Finance Minister Dr Moeketsi Majoro did not respond to the email sent to him.
Tšepong also did not respond to the email sent on Tuesday but, instead, invited this reporter to a study tour at the hospital.
The total capital expenditure of the hospital at close of the contract was estimated at M1,164,541 million, M399 437 563 of which was public financing while M765 103 437 was sourced from private funds.
Private capital was made up of 14 percent equity and 86 percent debt underwritten by government.
In a report published in April 2014, titled A Dangerous Diversion, Oxfam and the Lesotho Consumer Protection Association (LCPA) said the running and loan costs of the then three-year-old hospital complex had blown out to $67 million a year – or 51 percent of Lesotho’s health budget.
The Oxfam report was sharply critical of the International Finance Corporation (IFC), the private sector arm of the World Bank, which advised Lesotho on the deal and promoted it as a flagship model to be replicated across the continent.
The report says the IFC has acted irresponsibly, “both in terms of its role as a transaction adviser to the government of Lesotho and in its marketing of the Lesotho health PPP as a successful model for other low-income countries to replicate”.
The IFC reportedly received a fee of US$723,000 (about M10 million) for its work on the deal.
In 2016 the World Bank acknowledged that Tšepong had become “a considerable financial burden for the government of Lesotho” but said through the hospital and its filter clinics, the ministry of health was providing better quality health care.
“It is achieving better health outcomes for a larger number of patients, including providing more advanced medical technologies than were previously available in Lesotho”, it said.
The Eurodad report gives an in-depth, evidence-based analysis of the impact of 10 PPP projects including Tšepong that have taken place across four continents, in both developed and developing countries.
Eurodad said these case studies build on research conducted by civil society experts in recent years and have been written by the people who often work with and around the communities affected by these projects.
“All 10 projects came with a high cost for the public purse, an excessive level of risk for the public sector and, therefore, a heavy burden for citizens. For example, the Queen Mamohato Hospital in Lesotho has had significant adverse and unpredictable financial consequences on public funds,” reads the report.

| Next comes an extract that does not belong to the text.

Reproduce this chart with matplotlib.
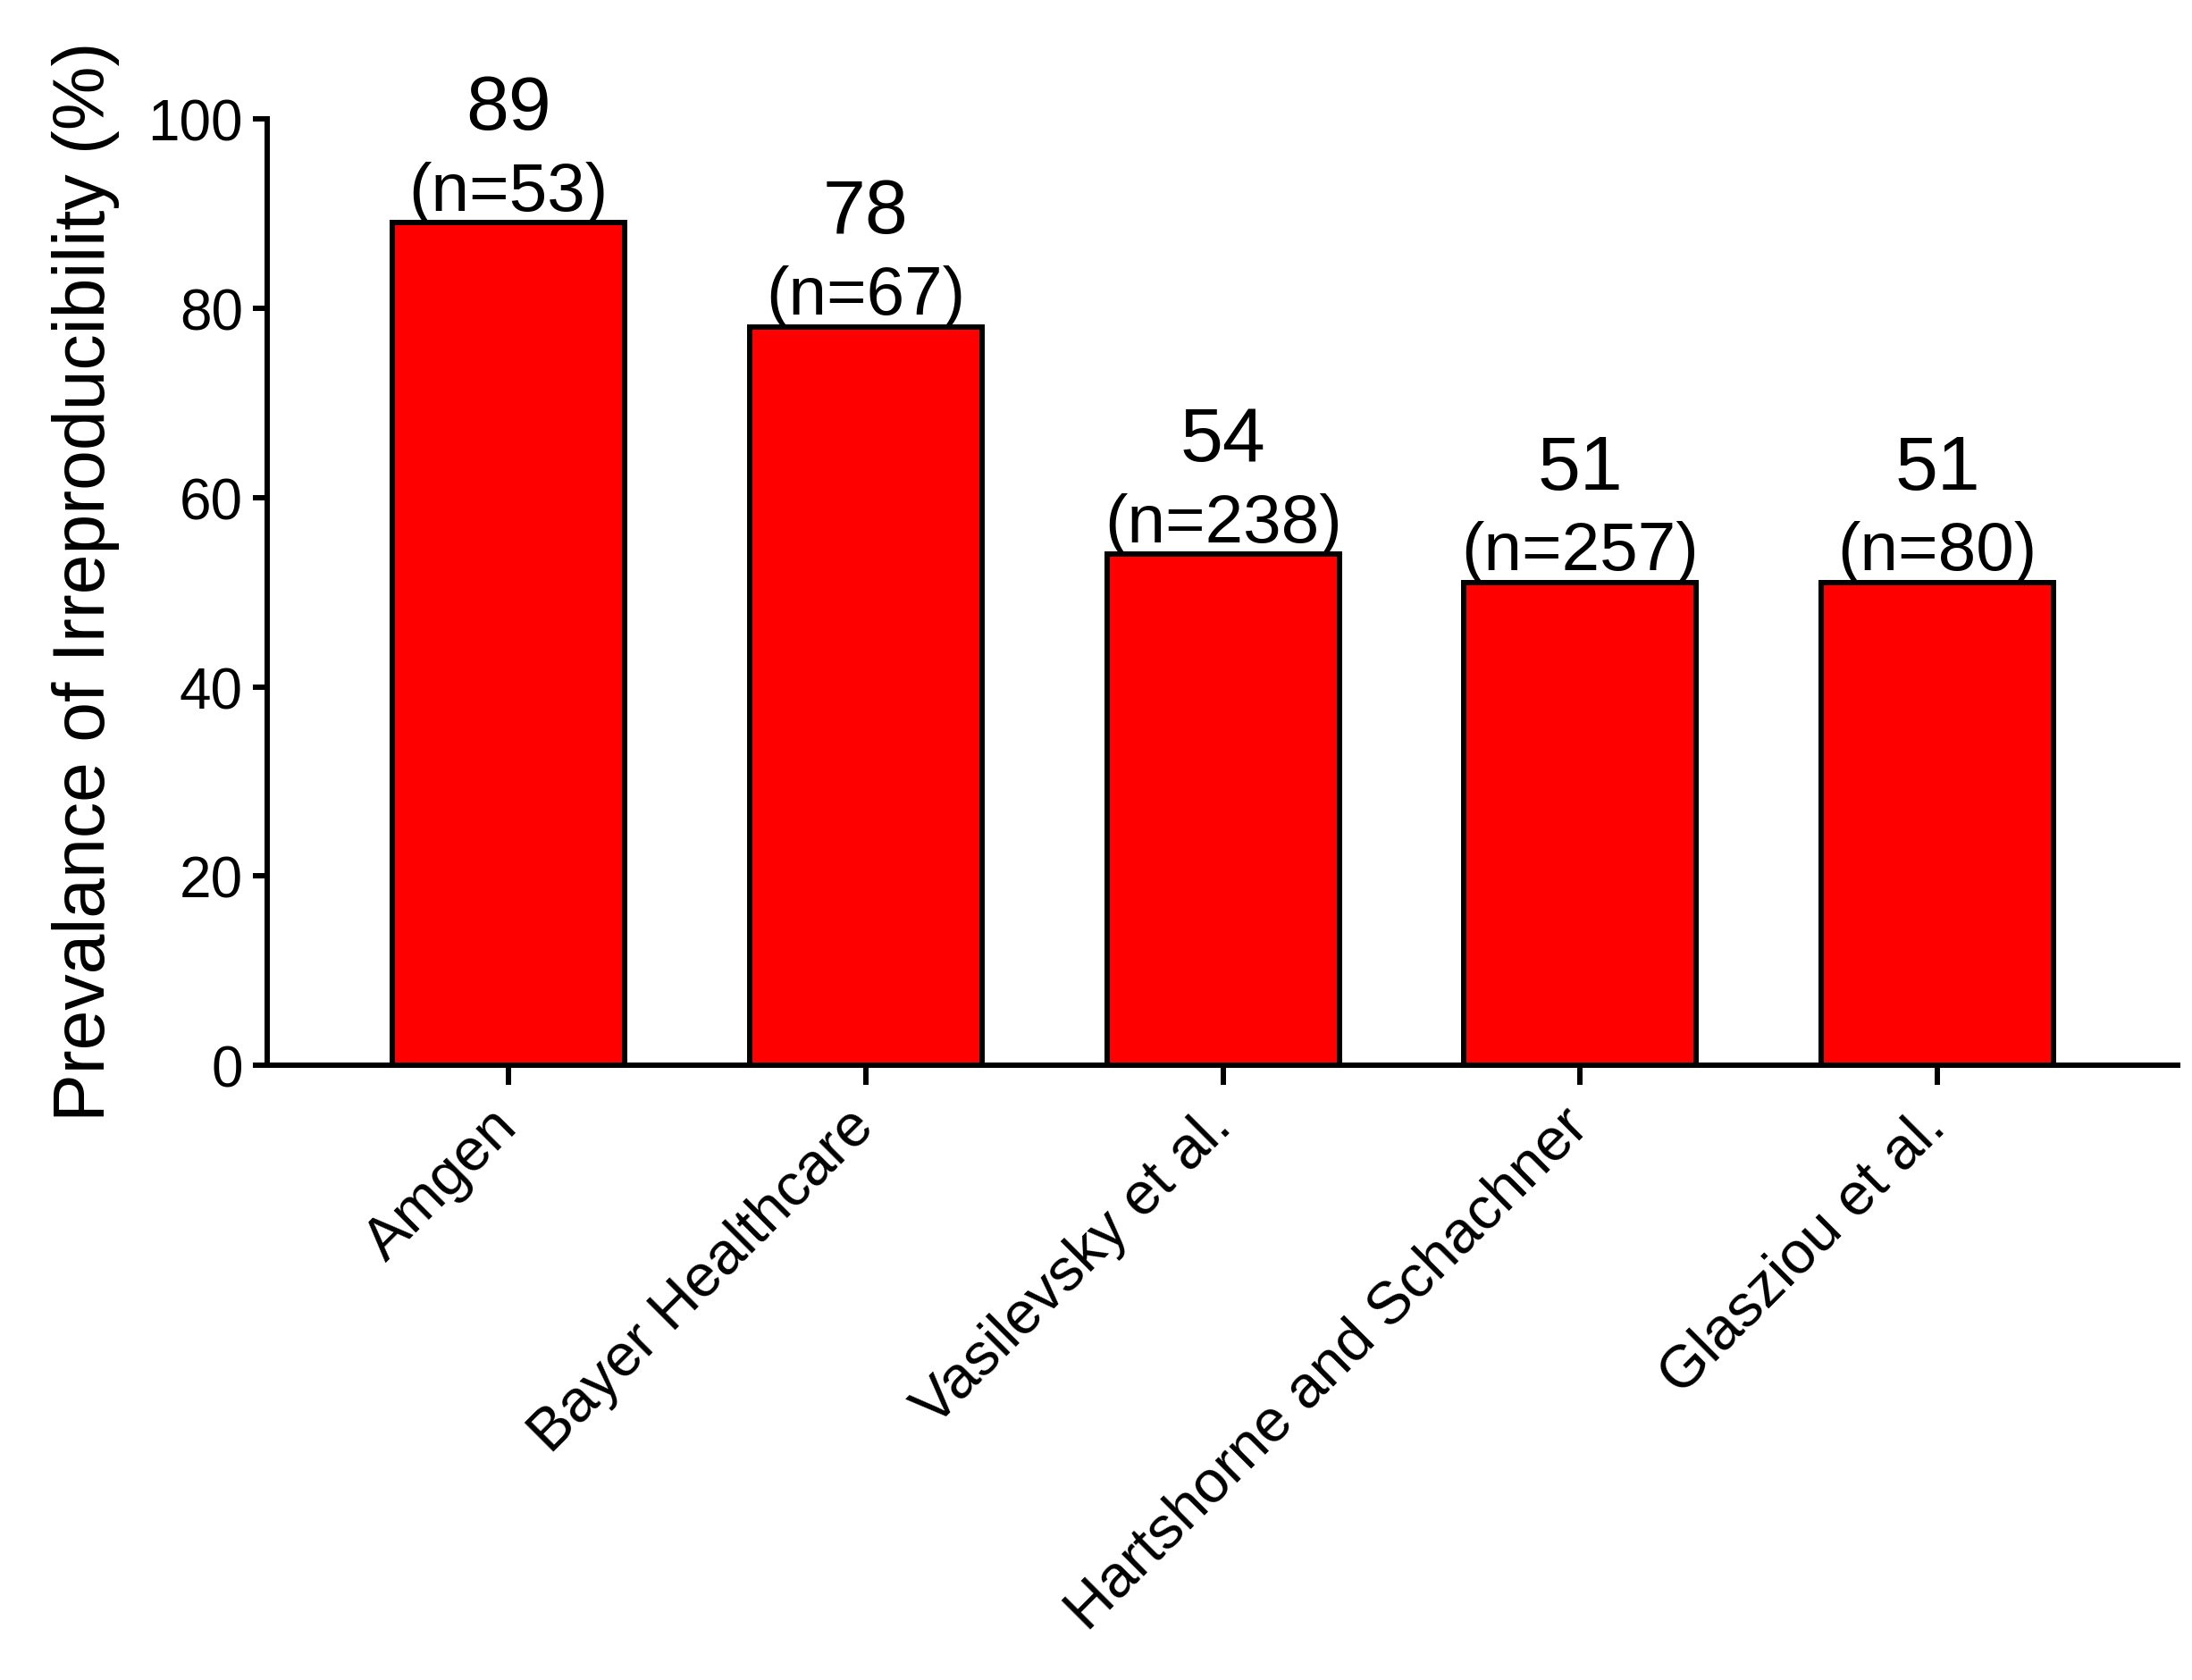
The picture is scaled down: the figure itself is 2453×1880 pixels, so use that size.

It adds that the latest figures suggest that in 2016, the private partner Tsepong “invoiced fees amounted to two times the affordability threshold set by the government and the World Bank at the outset of the PPP”.
Contributing factors to cost escalation, according to the report, included “flawed indexation” of the annual fee paid by the government to Tsepong (unitary fee) and “poor forecasting”.
The unitary fee covers the care and treatment for a maximum of 20,000 inpatients and 310,000 outpatients.
Any patients serviced in excess of these numbers leads to higher payments.
The volume of patients has significantly exceeded these parameters in every year of the contract’s operation, Eurodad said.
It said the charges for excess patients now make up 19 percent of Tsepong’s fees charged.
In March this year, Deputy Prime Minister Monyane Moleleki said government owed Tsepong M400 million for excess patients.
Eurodad also found that five of the 10 PPPs reviewed impacted negatively on the poor, and contributed to an increase in the divide between rich and poor.
For instance, it said, in the case of Tsepong, the increasing and inflexible cost of the PPP hospital compromised necessary investment in primary and secondary healthcare in rural areas where mortality rates are rising and where three-quarters of the population live.
It said while the hospital cannot be blamed for some of the long-term structural constraints to progress in the country, including “poor management and budgeting, and the unequal distribution of human resources”, the cost and the inflexibility of the hospital “significantly curtails the ability of the government to invest where need is greatest”.